Wajah putih itu menyembul dari balik selimut kumal berwarna
biru langit. Mata sayunya yang sipit khas orang Jepang mengerjap-ngerjap.
Seperti biasa, wajah lusuh itu akrab menyapa, mengucap selamat pagi. Sudah
berhari-hari kulihatnya tidur di ruangan ini dan baru terbangun saat aku datang
membuka ruangan. Berat ia angkat tubuh jangkungnya dari sofa yang entah sudah
berapa tahun lamanya teronggrok di sudut ruangan berukuran 8x16 meter ini.
Dengan langkah terseret ia berjalan menuju tengah ruangan, ke arah meja besar
dengan kertas, karton, gunting, dan juga lem yang terserak di atasnya. Hanya
dalam hitungan detik, wajahnya seakan mengeras. Tanpa peduli dengan rambut
hitam cepaknya yang masih acak-acakan, ia pun kembali tenggelam dalam pekerjaan
yang menyita hidupnya seminggu ini. Ah, lihatlah
wajah itu bercahaya...
Tiba-tiba aku teringat akan sebuah kisah tentang Baginda
Nabi saw. Pernah suatu ketika Rasulullah saw mencium tangan Sa'ad bin Muadz
demi melihat kedua tangan sahabatnya itu kasar karena bekerja keras.

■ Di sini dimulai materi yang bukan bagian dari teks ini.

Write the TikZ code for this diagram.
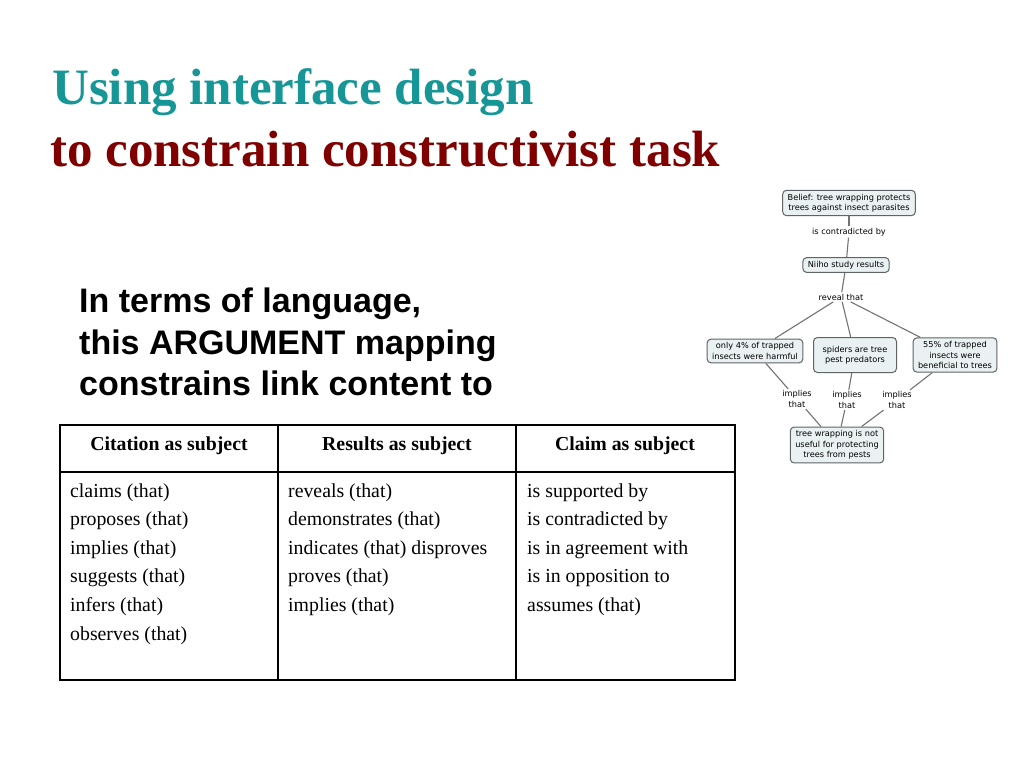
\documentclass[tikz,border=0pt]{standalone}
\usepackage{fontspec}
\setmainfont{Liberation Serif}
\newfontfamily\bodyfont{Liberation Sans}
\newfontfamily\cmfont{DejaVu Sans}
\definecolor{titleteal}{RGB}{22,150,150}
\definecolor{titlered}{RGB}{128,0,0}
\definecolor{cmfill}{RGB}{233,241,242}
\definecolor{cmborder}{RGB}{95,100,102}
\definecolor{cmline}{RGB}{115,115,115}
\begin{document}
\begin{tikzpicture}[x=1pt,y=-1pt,
  titleA/.style={anchor=base west,inner sep=0pt,font=\fontsize{51}{56}\selectfont\bfseries,text=titleteal},
  titleB/.style={anchor=base west,inner sep=0pt,font=\fontsize{51}{56}\selectfont\bfseries,text=titlered},
  bodytext/.style={anchor=base west,inner sep=0pt,font=\bodyfont\fontsize{34}{38}\selectfont\bfseries},
  headtext/.style={anchor=base,inner sep=0pt,font=\fontsize{19.8}{22}\selectfont\bfseries},
  celltext/.style={anchor=base west,inner sep=0pt,font=\fontsize{19.8}{22}\selectfont},
  concept/.style={draw=cmborder,fill=cmfill,rounded corners=4pt,line width=1pt,align=center,inner xsep=5pt,inner ysep=3.5pt,font=\cmfont\fontsize{8.2}{10.5}\selectfont},
  linklabel/.style={align=center,inner sep=1.5pt,font=\cmfont\fontsize{8.2}{10.5}\selectfont},
  cmedge/.style={draw=cmline,line width=1.1pt}
]
\useasboundingbox (0,0) rectangle (1024,768);
\fill[white] (0,0) rectangle (1024,768);

% title
\node[titleA] (t1) at (52,104) {Using interface design};
\node[titleB] (t2) at (50,166) {to constrain constructivist task};

% body text
\node[bodytext] (b1) at (79,312) {In terms of language,};
\node[bodytext] (b2) at (79,354) {this ARGUMENT mapping};
\node[bodytext] (b3) at (79,395) {constrains link content to};

% table
\draw[line width=1.3pt] (60,472) -- (735,472);
\draw[line width=1.3pt] (278,425) -- (278,680);
\draw[line width=1.3pt] (516,425) -- (516,680);
\draw[line width=2.6pt] (60,425) rectangle (735,680);

\node[headtext] (h1) at (169,450) {Citation as subject};
\node[headtext] (h2) at (397,450) {Results as subject};
\node[headtext] (h3) at (625,450) {Claim as subject};

\node[celltext] (c11) at (70,497) {claims (that)};
\node[celltext] (c12) at (70,525.6) {proposes (that)};
\node[celltext] (c13) at (70,554.2) {implies (that)};
\node[celltext] (c14) at (70,582.8) {suggests (that)};
\node[celltext] (c15) at (70,611.4) {infers (that)};
\node[celltext] (c16) at (70,640) {observes (that)};

\node[celltext] (c21) at (288,497) {reveals (that)};
\node[celltext] (c22) at (288,525.6) {demonstrates (that)};
\node[celltext] (c23) at (288,554.2) {indicates (that) disproves};
\node[celltext] (c24) at (288,582.8) {proves (that)};
\node[celltext] (c25) at (288,611.4) {implies (that)};

\node[celltext] (c31) at (527,497) {is supported by};
\node[celltext] (c32) at (527,525.6) {is contradicted by};
\node[celltext] (c33) at (527,554.2) {is in agreement with};
\node[celltext] (c34) at (527,582.8) {is in opposition to};
\node[celltext] (c35) at (527,611.4) {assumes (that)};

% concept map
\node[concept] (belief) at (849,203) {Belief: tree wrapping protects\\trees against insect parasites};
\node[linklabel] (contra) at (849,232) {is contradicted by};
\node[concept] (niiho) at (846,265) {Niiho study results};
\node[linklabel] (reveal) at (841,297) {reveal that};
\node[concept] (left) at (755,351) {only 4\% of trapped\\insects were harmful};
\node[concept,minimum height=35pt,minimum width=83pt] (mid) at (855,355) {spiders are tree\\pest predators};
\node[concept] (right) at (955,355) {55\% of trapped\\insects were\\beneficial to trees};
\node[linklabel] (impL) at (797,399) {implies\\that};
\node[linklabel] (impM) at (847,400) {implies\\that};
\node[linklabel] (impR) at (897,400) {implies\\that};
\node[concept] (bottom) at (837,445) {tree wrapping is not\\useful for protecting\\trees from pests};

\draw[cmedge] (belief) -- (contra);
\draw[cmedge] (contra) -- (niiho);
\draw[cmedge] (niiho) -- (reveal);
\draw[cmedge] (reveal) -- (left);
\draw[cmedge] (reveal) -- (mid);
\draw[cmedge] (reveal) -- (right);
\draw[cmedge] (left) -- (impL);
\draw[cmedge] (impL) -- (bottom);
\draw[cmedge] (mid) -- (impM);
\draw[cmedge] (impM) -- (bottom);
\draw[cmedge] (right) -- (impR);
\draw[cmedge] (impR) -- (bottom);
\end{tikzpicture}
\end{document}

"Inilah dua tangan yang dicintai Allah." Ya, dua tangan yang
digunakan untuk menjemput rezeki lebih Allah cintai daripada tangan yang halus
karena hanya berpangku tangan.
Di kota kecil tempatku menuntut ilmu ini, tak sedikit dari
mereka yang harus membanting tulang untuk biaya sekolah, memenuhi kebutuhan
sehari-hari, bahkan demi menafkahi keluarga. Mereka yang terpaksa membagi waktu
dan tenaga untuk bekerja sembari menempuh studi. Kegigihan yang selalu
membuatku kagum. Bukan kagum, lebih tepatnya iri. Bagaimana mereka bisa
bertahan? Coba bandingkan dengan diri ini. Datang untuk menuntut ilmu di Toyohashi,
kota kecil di sebuah negeri yang makmur bernama Jepang, tanpa kendala yang
berarti. Dengan beasiswa yang cukup, tak perlulah aku pusing soal finansial.
Kerja sampingan? Ah, buat apa? Tak ada yang perlu dipusingkan selain studi.
Tapi, bagaimana dengan keseriusanku? Sudahkah bekerja keras seperti yang
seharusnya? Main-main... jalan-jalan... kuliner... itu saja kan kerjaanku? Tak
malukah pada mereka?
Lihatlah mereka yang selalu bekerja keras. Gigih dan
pantang menyerah. Tak mengenal keluh dan kesah. Tidakkah kau lihat cahaya pada
wajah mereka? Ya, cahaya yang senantiasa memancarkan kehangatan. Cahaya yang
akan terus menerangi hidup mereka.
Jadi?
NB: Kepada
orang-orang yang bekerja keras, terima kasih atas semangat dan inspirasinya!
Terus dan teruslah bekerja... dan tetaplah bercahaya!